Start of Source data
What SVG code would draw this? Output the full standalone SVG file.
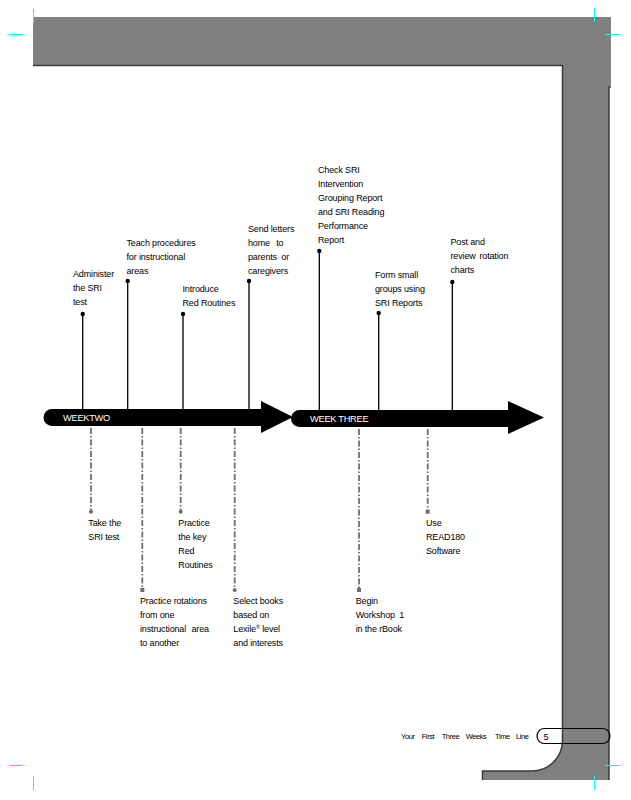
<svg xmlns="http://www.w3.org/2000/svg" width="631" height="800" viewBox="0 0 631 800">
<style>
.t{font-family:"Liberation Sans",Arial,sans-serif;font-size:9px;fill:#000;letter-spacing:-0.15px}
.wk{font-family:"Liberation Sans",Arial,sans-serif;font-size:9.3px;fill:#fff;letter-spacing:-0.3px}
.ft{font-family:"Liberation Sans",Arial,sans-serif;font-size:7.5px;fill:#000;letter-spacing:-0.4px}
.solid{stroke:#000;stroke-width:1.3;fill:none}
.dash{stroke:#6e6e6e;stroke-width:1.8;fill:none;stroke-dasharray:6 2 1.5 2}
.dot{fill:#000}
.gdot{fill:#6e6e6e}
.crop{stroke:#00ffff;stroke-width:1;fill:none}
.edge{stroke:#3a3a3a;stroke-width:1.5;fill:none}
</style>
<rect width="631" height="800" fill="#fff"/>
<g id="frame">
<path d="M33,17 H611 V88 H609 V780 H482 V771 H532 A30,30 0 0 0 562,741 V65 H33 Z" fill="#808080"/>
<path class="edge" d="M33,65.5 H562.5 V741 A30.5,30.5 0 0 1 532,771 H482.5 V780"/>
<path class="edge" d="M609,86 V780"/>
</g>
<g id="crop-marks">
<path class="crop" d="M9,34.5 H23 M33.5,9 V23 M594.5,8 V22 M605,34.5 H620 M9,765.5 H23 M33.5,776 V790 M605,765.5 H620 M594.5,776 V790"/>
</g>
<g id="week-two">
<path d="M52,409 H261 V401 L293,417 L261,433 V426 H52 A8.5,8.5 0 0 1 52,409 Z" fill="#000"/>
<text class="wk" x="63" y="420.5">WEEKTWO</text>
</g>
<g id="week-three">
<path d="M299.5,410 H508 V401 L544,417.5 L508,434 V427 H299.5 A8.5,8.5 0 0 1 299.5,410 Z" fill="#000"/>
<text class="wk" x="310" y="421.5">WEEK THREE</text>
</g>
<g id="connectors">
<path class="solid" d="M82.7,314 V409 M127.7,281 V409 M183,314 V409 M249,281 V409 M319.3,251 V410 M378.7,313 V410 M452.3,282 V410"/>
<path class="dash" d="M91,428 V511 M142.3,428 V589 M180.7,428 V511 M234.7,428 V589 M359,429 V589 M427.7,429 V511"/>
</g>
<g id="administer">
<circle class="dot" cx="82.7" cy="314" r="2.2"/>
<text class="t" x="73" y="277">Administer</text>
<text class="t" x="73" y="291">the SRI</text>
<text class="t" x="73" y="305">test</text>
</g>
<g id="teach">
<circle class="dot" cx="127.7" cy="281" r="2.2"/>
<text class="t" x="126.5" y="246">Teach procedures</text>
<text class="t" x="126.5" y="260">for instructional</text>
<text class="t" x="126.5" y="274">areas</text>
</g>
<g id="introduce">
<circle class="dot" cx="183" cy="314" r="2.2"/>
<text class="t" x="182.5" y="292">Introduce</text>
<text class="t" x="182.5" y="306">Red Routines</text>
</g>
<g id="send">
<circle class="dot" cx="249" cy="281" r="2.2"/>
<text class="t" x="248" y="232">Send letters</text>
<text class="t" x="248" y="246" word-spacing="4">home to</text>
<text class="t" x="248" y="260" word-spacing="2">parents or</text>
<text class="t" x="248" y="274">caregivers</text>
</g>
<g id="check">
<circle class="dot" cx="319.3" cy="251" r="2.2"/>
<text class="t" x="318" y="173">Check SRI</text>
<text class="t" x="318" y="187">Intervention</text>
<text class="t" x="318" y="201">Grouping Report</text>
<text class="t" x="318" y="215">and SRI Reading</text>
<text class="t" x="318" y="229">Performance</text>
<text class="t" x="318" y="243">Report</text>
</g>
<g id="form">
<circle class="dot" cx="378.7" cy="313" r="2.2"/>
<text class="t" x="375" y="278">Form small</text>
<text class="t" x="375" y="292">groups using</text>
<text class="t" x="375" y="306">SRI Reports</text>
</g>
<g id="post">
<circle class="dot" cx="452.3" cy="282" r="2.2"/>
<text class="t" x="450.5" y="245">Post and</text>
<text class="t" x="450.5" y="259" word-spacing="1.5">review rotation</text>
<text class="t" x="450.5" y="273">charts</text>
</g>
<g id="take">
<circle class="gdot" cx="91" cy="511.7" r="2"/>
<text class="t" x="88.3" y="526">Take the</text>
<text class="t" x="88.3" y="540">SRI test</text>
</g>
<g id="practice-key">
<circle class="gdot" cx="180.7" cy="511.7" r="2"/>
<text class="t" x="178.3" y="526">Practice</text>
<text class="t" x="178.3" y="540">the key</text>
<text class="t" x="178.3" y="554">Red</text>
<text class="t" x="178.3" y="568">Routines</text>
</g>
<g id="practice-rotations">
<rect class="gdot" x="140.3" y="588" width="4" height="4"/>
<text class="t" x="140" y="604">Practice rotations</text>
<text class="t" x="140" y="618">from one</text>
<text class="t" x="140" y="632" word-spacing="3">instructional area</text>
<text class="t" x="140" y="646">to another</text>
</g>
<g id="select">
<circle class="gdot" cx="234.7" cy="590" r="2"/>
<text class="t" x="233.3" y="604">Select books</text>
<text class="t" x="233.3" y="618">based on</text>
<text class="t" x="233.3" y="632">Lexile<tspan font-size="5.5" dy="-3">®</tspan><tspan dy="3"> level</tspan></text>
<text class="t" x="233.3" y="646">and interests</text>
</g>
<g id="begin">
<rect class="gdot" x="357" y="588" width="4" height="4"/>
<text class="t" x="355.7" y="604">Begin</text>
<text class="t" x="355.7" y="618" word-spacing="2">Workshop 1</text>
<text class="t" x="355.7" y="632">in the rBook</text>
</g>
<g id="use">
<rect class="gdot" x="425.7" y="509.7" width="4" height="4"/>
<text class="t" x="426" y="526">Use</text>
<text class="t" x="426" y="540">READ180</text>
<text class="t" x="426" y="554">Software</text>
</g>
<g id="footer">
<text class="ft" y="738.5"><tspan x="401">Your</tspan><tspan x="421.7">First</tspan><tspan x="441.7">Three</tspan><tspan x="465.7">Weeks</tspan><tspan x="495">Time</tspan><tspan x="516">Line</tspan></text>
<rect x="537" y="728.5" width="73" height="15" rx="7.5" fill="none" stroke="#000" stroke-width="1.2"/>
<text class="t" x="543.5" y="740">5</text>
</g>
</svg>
End of Source data
All of the data needs repeating exactly, but the pictures do not.

* Solution to this task:
What SVG code would draw this? Output the full standalone SVG file.
<svg xmlns="http://www.w3.org/2000/svg" width="631" height="800" viewBox="0 0 631 800">
<style>
.t{font-family:"Liberation Sans",Arial,sans-serif;font-size:9px;fill:#000;letter-spacing:-0.15px}
.wk{font-family:"Liberation Sans",Arial,sans-serif;font-size:9.3px;fill:#fff;letter-spacing:-0.3px}
.ft{font-family:"Liberation Sans",Arial,sans-serif;font-size:7.5px;fill:#000;letter-spacing:-0.4px}
.solid{stroke:#000;stroke-width:1.3;fill:none}
.dash{stroke:#6e6e6e;stroke-width:1.8;fill:none;stroke-dasharray:6 2 1.5 2}
.dot{fill:#000}
.gdot{fill:#6e6e6e}
.crop{stroke:#00ffff;stroke-width:1;fill:none}
.edge{stroke:#3a3a3a;stroke-width:1.5;fill:none}
</style>
<rect width="631" height="800" fill="#fff"/>
<g id="frame">
<path d="M33,17 H611 V88 H609 V780 H482 V771 H532 A30,30 0 0 0 562,741 V65 H33 Z" fill="#808080"/>
<path class="edge" d="M33,65.5 H562.5 V741 A30.5,30.5 0 0 1 532,771 H482.5 V780"/>
<path class="edge" d="M609,86 V780"/>
</g>
<g id="crop-marks">
<path class="crop" d="M9,34.5 H23 M33.5,9 V23 M594.5,8 V22 M605,34.5 H620 M9,765.5 H23 M33.5,776 V790 M605,765.5 H620 M594.5,776 V790"/>
</g>
<g id="week-two">
<path d="M52,409 H261 V401 L293,417 L261,433 V426 H52 A8.5,8.5 0 0 1 52,409 Z" fill="#000"/>
<text class="wk" x="63" y="420.5">WEEKTWO</text>
</g>
<g id="week-three">
<path d="M299.5,410 H508 V401 L544,417.5 L508,434 V427 H299.5 A8.5,8.5 0 0 1 299.5,410 Z" fill="#000"/>
<text class="wk" x="310" y="421.5">WEEK THREE</text>
</g>
<g id="connectors">
<path class="solid" d="M82.7,314 V409 M127.7,281 V409 M183,314 V409 M249,281 V409 M319.3,251 V410 M378.7,313 V410 M452.3,282 V410"/>
<path class="dash" d="M91,428 V511 M142.3,428 V589 M180.7,428 V511 M234.7,428 V589 M359,429 V589 M427.7,429 V511"/>
</g>
<g id="administer">
<circle class="dot" cx="82.7" cy="314" r="2.2"/>
<text class="t" x="73" y="277">Administer</text>
<text class="t" x="73" y="291">the SRI</text>
<text class="t" x="73" y="305">test</text>
</g>
<g id="teach">
<circle class="dot" cx="127.7" cy="281" r="2.2"/>
<text class="t" x="126.5" y="246">Teach procedures</text>
<text class="t" x="126.5" y="260">for instructional</text>
<text class="t" x="126.5" y="274">areas</text>
</g>
<g id="introduce">
<circle class="dot" cx="183" cy="314" r="2.2"/>
<text class="t" x="182.5" y="292">Introduce</text>
<text class="t" x="182.5" y="306">Red Routines</text>
</g>
<g id="send">
<circle class="dot" cx="249" cy="281" r="2.2"/>
<text class="t" x="248" y="232">Send letters</text>
<text class="t" x="248" y="246" word-spacing="4">home to</text>
<text class="t" x="248" y="260" word-spacing="2">parents or</text>
<text class="t" x="248" y="274">caregivers</text>
</g>
<g id="check">
<circle class="dot" cx="319.3" cy="251" r="2.2"/>
<text class="t" x="318" y="173">Check SRI</text>
<text class="t" x="318" y="187">Intervention</text>
<text class="t" x="318" y="201">Grouping Report</text>
<text class="t" x="318" y="215">and SRI Reading</text>
<text class="t" x="318" y="229">Performance</text>
<text class="t" x="318" y="243">Report</text>
</g>
<g id="form">
<circle class="dot" cx="378.7" cy="313" r="2.2"/>
<text class="t" x="375" y="278">Form small</text>
<text class="t" x="375" y="292">groups using</text>
<text class="t" x="375" y="306">SRI Reports</text>
</g>
<g id="post">
<circle class="dot" cx="452.3" cy="282" r="2.2"/>
<text class="t" x="450.5" y="245">Post and</text>
<text class="t" x="450.5" y="259" word-spacing="1.5">review rotation</text>
<text class="t" x="450.5" y="273">charts</text>
</g>
<g id="take">
<circle class="gdot" cx="91" cy="511.7" r="2"/>
<text class="t" x="88.3" y="526">Take the</text>
<text class="t" x="88.3" y="540">SRI test</text>
</g>
<g id="practice-key">
<circle class="gdot" cx="180.7" cy="511.7" r="2"/>
<text class="t" x="178.3" y="526">Practice</text>
<text class="t" x="178.3" y="540">the key</text>
<text class="t" x="178.3" y="554">Red</text>
<text class="t" x="178.3" y="568">Routines</text>
</g>
<g id="practice-rotations">
<rect class="gdot" x="140.3" y="588" width="4" height="4"/>
<text class="t" x="140" y="604">Practice rotations</text>
<text class="t" x="140" y="618">from one</text>
<text class="t" x="140" y="632" word-spacing="3">instructional area</text>
<text class="t" x="140" y="646">to another</text>
</g>
<g id="select">
<circle class="gdot" cx="234.7" cy="590" r="2"/>
<text class="t" x="233.3" y="604">Select books</text>
<text class="t" x="233.3" y="618">based on</text>
<text class="t" x="233.3" y="632">Lexile<tspan font-size="5.5" dy="-3">®</tspan><tspan dy="3"> level</tspan></text>
<text class="t" x="233.3" y="646">and interests</text>
</g>
<g id="begin">
<rect class="gdot" x="357" y="588" width="4" height="4"/>
<text class="t" x="355.7" y="604">Begin</text>
<text class="t" x="355.7" y="618" word-spacing="2">Workshop 1</text>
<text class="t" x="355.7" y="632">in the rBook</text>
</g>
<g id="use">
<rect class="gdot" x="425.7" y="509.7" width="4" height="4"/>
<text class="t" x="426" y="526">Use</text>
<text class="t" x="426" y="540">READ180</text>
<text class="t" x="426" y="554">Software</text>
</g>
<g id="footer">
<text class="ft" y="738.5"><tspan x="401">Your</tspan><tspan x="421.7">First</tspan><tspan x="441.7">Three</tspan><tspan x="465.7">Weeks</tspan><tspan x="495">Time</tspan><tspan x="516">Line</tspan></text>
<rect x="537" y="728.5" width="73" height="15" rx="7.5" fill="none" stroke="#000" stroke-width="1.2"/>
<text class="t" x="543.5" y="740">5</text>
</g>
</svg>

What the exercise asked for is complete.